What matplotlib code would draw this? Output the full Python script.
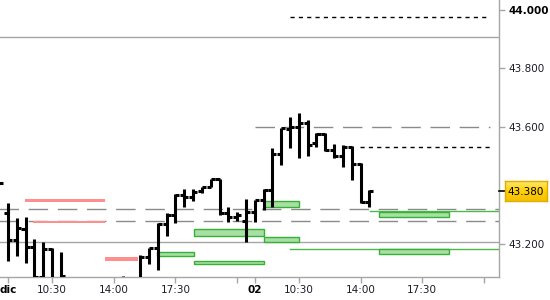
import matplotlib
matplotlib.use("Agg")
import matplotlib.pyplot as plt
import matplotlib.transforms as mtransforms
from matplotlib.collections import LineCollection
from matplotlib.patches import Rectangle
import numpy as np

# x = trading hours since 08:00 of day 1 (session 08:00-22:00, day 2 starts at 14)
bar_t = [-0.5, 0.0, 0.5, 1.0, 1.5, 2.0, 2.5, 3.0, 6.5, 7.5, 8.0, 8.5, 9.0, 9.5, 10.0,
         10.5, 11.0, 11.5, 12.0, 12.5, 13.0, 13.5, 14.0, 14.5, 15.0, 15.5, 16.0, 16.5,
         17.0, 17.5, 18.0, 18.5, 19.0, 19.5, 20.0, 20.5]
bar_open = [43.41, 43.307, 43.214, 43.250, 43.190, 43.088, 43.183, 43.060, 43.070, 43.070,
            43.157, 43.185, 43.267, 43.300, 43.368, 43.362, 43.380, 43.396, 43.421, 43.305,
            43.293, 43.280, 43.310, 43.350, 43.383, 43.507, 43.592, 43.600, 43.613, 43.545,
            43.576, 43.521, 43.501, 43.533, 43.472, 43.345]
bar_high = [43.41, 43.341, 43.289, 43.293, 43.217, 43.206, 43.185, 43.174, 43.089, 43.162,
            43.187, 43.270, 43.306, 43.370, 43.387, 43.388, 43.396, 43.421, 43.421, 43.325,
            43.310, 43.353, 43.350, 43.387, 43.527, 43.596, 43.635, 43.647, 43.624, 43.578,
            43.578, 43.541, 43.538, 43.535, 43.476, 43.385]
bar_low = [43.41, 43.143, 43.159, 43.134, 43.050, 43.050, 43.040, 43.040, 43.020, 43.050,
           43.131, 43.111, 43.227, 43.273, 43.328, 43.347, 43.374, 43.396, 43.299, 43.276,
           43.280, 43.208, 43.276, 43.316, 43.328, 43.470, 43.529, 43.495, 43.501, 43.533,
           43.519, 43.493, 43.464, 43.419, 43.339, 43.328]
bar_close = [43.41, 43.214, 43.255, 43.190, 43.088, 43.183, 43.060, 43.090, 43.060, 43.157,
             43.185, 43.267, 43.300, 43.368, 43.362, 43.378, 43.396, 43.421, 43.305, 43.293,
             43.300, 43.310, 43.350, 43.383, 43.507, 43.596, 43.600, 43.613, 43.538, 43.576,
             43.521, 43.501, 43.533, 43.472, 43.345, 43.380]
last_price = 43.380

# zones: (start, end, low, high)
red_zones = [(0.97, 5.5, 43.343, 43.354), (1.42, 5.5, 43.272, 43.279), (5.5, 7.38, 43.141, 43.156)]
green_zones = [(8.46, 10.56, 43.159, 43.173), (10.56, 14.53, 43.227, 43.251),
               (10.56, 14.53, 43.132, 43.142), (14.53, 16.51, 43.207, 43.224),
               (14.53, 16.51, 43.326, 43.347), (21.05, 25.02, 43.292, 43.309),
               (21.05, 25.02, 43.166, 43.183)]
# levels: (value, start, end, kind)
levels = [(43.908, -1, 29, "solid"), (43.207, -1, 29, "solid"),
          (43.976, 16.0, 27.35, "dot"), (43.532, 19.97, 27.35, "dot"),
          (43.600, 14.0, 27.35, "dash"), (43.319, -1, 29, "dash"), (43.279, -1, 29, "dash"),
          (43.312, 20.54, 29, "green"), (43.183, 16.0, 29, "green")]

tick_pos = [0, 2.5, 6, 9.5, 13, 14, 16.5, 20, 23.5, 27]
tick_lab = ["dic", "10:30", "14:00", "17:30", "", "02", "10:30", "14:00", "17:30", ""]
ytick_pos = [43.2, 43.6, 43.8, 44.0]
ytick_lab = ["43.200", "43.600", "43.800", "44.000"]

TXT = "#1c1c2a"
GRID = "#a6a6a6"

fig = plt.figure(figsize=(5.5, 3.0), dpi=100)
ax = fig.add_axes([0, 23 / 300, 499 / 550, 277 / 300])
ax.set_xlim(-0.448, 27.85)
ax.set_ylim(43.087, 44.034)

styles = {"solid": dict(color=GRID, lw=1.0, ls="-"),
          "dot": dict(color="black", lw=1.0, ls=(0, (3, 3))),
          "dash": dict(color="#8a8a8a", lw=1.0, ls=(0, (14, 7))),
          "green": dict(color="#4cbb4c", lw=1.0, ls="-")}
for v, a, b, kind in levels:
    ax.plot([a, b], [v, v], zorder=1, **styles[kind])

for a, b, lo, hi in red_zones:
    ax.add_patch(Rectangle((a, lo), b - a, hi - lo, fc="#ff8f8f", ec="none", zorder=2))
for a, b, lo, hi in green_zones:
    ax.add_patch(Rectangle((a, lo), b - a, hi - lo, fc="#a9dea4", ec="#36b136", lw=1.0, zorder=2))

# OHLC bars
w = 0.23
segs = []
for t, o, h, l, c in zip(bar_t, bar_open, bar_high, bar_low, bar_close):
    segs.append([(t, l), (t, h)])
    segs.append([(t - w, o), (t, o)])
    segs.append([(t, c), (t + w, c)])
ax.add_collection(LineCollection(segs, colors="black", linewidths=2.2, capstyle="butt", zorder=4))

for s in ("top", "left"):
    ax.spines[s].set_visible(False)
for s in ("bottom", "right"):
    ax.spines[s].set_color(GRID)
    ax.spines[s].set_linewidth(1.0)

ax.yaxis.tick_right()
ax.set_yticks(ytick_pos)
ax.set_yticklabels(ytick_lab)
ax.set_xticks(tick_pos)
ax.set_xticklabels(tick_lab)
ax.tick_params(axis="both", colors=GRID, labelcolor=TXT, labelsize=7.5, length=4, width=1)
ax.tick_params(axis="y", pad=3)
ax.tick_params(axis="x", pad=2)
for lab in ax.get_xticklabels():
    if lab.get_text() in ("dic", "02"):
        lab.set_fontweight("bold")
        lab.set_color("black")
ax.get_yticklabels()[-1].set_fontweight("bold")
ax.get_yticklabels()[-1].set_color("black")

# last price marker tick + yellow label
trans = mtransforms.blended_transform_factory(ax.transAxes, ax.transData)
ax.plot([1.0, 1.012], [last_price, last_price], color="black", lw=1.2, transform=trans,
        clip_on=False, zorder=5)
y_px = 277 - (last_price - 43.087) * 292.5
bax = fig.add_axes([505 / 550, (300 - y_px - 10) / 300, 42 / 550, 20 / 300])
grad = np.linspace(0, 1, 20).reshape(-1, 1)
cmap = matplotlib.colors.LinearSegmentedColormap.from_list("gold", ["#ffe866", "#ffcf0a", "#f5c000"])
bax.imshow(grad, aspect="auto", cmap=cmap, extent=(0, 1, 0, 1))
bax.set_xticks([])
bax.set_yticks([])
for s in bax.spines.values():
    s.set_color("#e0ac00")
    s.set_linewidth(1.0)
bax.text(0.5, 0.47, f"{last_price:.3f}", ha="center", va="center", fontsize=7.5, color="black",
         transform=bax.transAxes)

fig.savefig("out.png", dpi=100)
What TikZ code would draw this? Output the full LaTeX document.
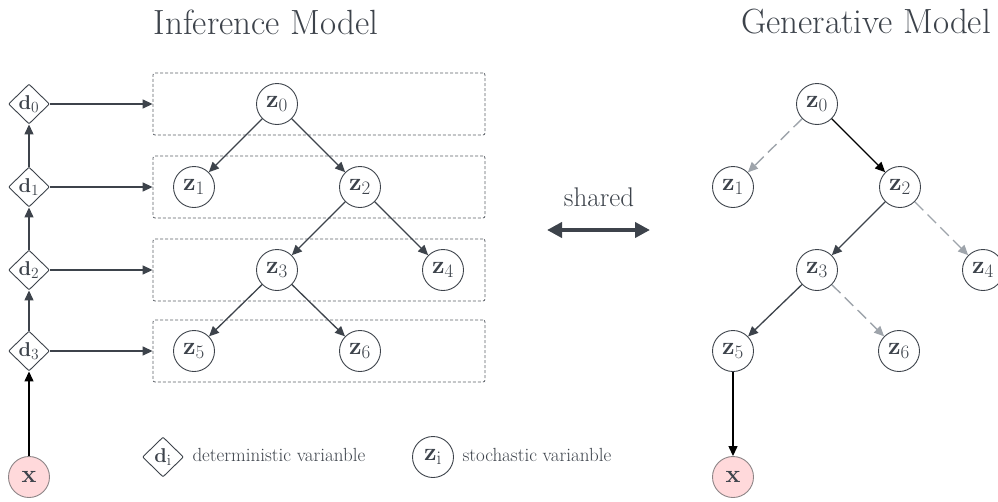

+ + + +

# [DO THIS]
Repeat the data exactly, without the pictures.

# [SOLUTION FOR THIS PROBLEM]
What matplotlib code would draw this? Output the full Python script.
import matplotlib
matplotlib.use("Agg")
import matplotlib.pyplot as plt
import matplotlib.transforms as mtransforms
from matplotlib.collections import LineCollection
from matplotlib.patches import Rectangle
import numpy as np

# x = trading hours since 08:00 of day 1 (session 08:00-22:00, day 2 starts at 14)
bar_t = [-0.5, 0.0, 0.5, 1.0, 1.5, 2.0, 2.5, 3.0, 6.5, 7.5, 8.0, 8.5, 9.0, 9.5, 10.0,
         10.5, 11.0, 11.5, 12.0, 12.5, 13.0, 13.5, 14.0, 14.5, 15.0, 15.5, 16.0, 16.5,
         17.0, 17.5, 18.0, 18.5, 19.0, 19.5, 20.0, 20.5]
bar_open = [43.41, 43.307, 43.214, 43.250, 43.190, 43.088, 43.183, 43.060, 43.070, 43.070,
            43.157, 43.185, 43.267, 43.300, 43.368, 43.362, 43.380, 43.396, 43.421, 43.305,
            43.293, 43.280, 43.310, 43.350, 43.383, 43.507, 43.592, 43.600, 43.613, 43.545,
            43.576, 43.521, 43.501, 43.533, 43.472, 43.345]
bar_high = [43.41, 43.341, 43.289, 43.293, 43.217, 43.206, 43.185, 43.174, 43.089, 43.162,
            43.187, 43.270, 43.306, 43.370, 43.387, 43.388, 43.396, 43.421, 43.421, 43.325,
            43.310, 43.353, 43.350, 43.387, 43.527, 43.596, 43.635, 43.647, 43.624, 43.578,
            43.578, 43.541, 43.538, 43.535, 43.476, 43.385]
bar_low = [43.41, 43.143, 43.159, 43.134, 43.050, 43.050, 43.040, 43.040, 43.020, 43.050,
           43.131, 43.111, 43.227, 43.273, 43.328, 43.347, 43.374, 43.396, 43.299, 43.276,
           43.280, 43.208, 43.276, 43.316, 43.328, 43.470, 43.529, 43.495, 43.501, 43.533,
           43.519, 43.493, 43.464, 43.419, 43.339, 43.328]
bar_close = [43.41, 43.214, 43.255, 43.190, 43.088, 43.183, 43.060, 43.090, 43.060, 43.157,
             43.185, 43.267, 43.300, 43.368, 43.362, 43.378, 43.396, 43.421, 43.305, 43.293,
             43.300, 43.310, 43.350, 43.383, 43.507, 43.596, 43.600, 43.613, 43.538, 43.576,
             43.521, 43.501, 43.533, 43.472, 43.345, 43.380]
last_price = 43.380

# zones: (start, end, low, high)
red_zones = [(0.97, 5.5, 43.343, 43.354), (1.42, 5.5, 43.272, 43.279), (5.5, 7.38, 43.141, 43.156)]
green_zones = [(8.46, 10.56, 43.159, 43.173), (10.56, 14.53, 43.227, 43.251),
               (10.56, 14.53, 43.132, 43.142), (14.53, 16.51, 43.207, 43.224),
               (14.53, 16.51, 43.326, 43.347), (21.05, 25.02, 43.292, 43.309),
               (21.05, 25.02, 43.166, 43.183)]
# levels: (value, start, end, kind)
levels = [(43.908, -1, 29, "solid"), (43.207, -1, 29, "solid"),
          (43.976, 16.0, 27.35, "dot"), (43.532, 19.97, 27.35, "dot"),
          (43.600, 14.0, 27.35, "dash"), (43.319, -1, 29, "dash"), (43.279, -1, 29, "dash"),
          (43.312, 20.54, 29, "green"), (43.183, 16.0, 29, "green")]

tick_pos = [0, 2.5, 6, 9.5, 13, 14, 16.5, 20, 23.5, 27]
tick_lab = ["dic", "10:30", "14:00", "17:30", "", "02", "10:30", "14:00", "17:30", ""]
ytick_pos = [43.2, 43.6, 43.8, 44.0]
ytick_lab = ["43.200", "43.600", "43.800", "44.000"]

TXT = "#1c1c2a"
GRID = "#a6a6a6"

fig = plt.figure(figsize=(5.5, 3.0), dpi=100)
ax = fig.add_axes([0, 23 / 300, 499 / 550, 277 / 300])
ax.set_xlim(-0.448, 27.85)
ax.set_ylim(43.087, 44.034)

styles = {"solid": dict(color=GRID, lw=1.0, ls="-"),
          "dot": dict(color="black", lw=1.0, ls=(0, (3, 3))),
          "dash": dict(color="#8a8a8a", lw=1.0, ls=(0, (14, 7))),
          "green": dict(color="#4cbb4c", lw=1.0, ls="-")}
for v, a, b, kind in levels:
    ax.plot([a, b], [v, v], zorder=1, **styles[kind])

for a, b, lo, hi in red_zones:
    ax.add_patch(Rectangle((a, lo), b - a, hi - lo, fc="#ff8f8f", ec="none", zorder=2))
for a, b, lo, hi in green_zones:
    ax.add_patch(Rectangle((a, lo), b - a, hi - lo, fc="#a9dea4", ec="#36b136", lw=1.0, zorder=2))

# OHLC bars
w = 0.23
segs = []
for t, o, h, l, c in zip(bar_t, bar_open, bar_high, bar_low, bar_close):
    segs.append([(t, l), (t, h)])
    segs.append([(t - w, o), (t, o)])
    segs.append([(t, c), (t + w, c)])
ax.add_collection(LineCollection(segs, colors="black", linewidths=2.2, capstyle="butt", zorder=4))

for s in ("top", "left"):
    ax.spines[s].set_visible(False)
for s in ("bottom", "right"):
    ax.spines[s].set_color(GRID)
    ax.spines[s].set_linewidth(1.0)

ax.yaxis.tick_right()
ax.set_yticks(ytick_pos)
ax.set_yticklabels(ytick_lab)
ax.set_xticks(tick_pos)
ax.set_xticklabels(tick_lab)
ax.tick_params(axis="both", colors=GRID, labelcolor=TXT, labelsize=7.5, length=4, width=1)
ax.tick_params(axis="y", pad=3)
ax.tick_params(axis="x", pad=2)
for lab in ax.get_xticklabels():
    if lab.get_text() in ("dic", "02"):
        lab.set_fontweight("bold")
        lab.set_color("black")
ax.get_yticklabels()[-1].set_fontweight("bold")
ax.get_yticklabels()[-1].set_color("black")

# last price marker tick + yellow label
trans = mtransforms.blended_transform_factory(ax.transAxes, ax.transData)
ax.plot([1.0, 1.012], [last_price, last_price], color="black", lw=1.2, transform=trans,
        clip_on=False, zorder=5)
y_px = 277 - (last_price - 43.087) * 292.5
bax = fig.add_axes([505 / 550, (300 - y_px - 10) / 300, 42 / 550, 20 / 300])
grad = np.linspace(0, 1, 20).reshape(-1, 1)
cmap = matplotlib.colors.LinearSegmentedColormap.from_list("gold", ["#ffe866", "#ffcf0a", "#f5c000"])
bax.imshow(grad, aspect="auto", cmap=cmap, extent=(0, 1, 0, 1))
bax.set_xticks([])
bax.set_yticks([])
for s in bax.spines.values():
    s.set_color("#e0ac00")
    s.set_linewidth(1.0)
bax.text(0.5, 0.47, f"{last_price:.3f}", ha="center", va="center", fontsize=7.5, color="black",
         transform=bax.transAxes)

fig.savefig("out.png", dpi=100)
What TikZ code would draw this? Output the full LaTeX document.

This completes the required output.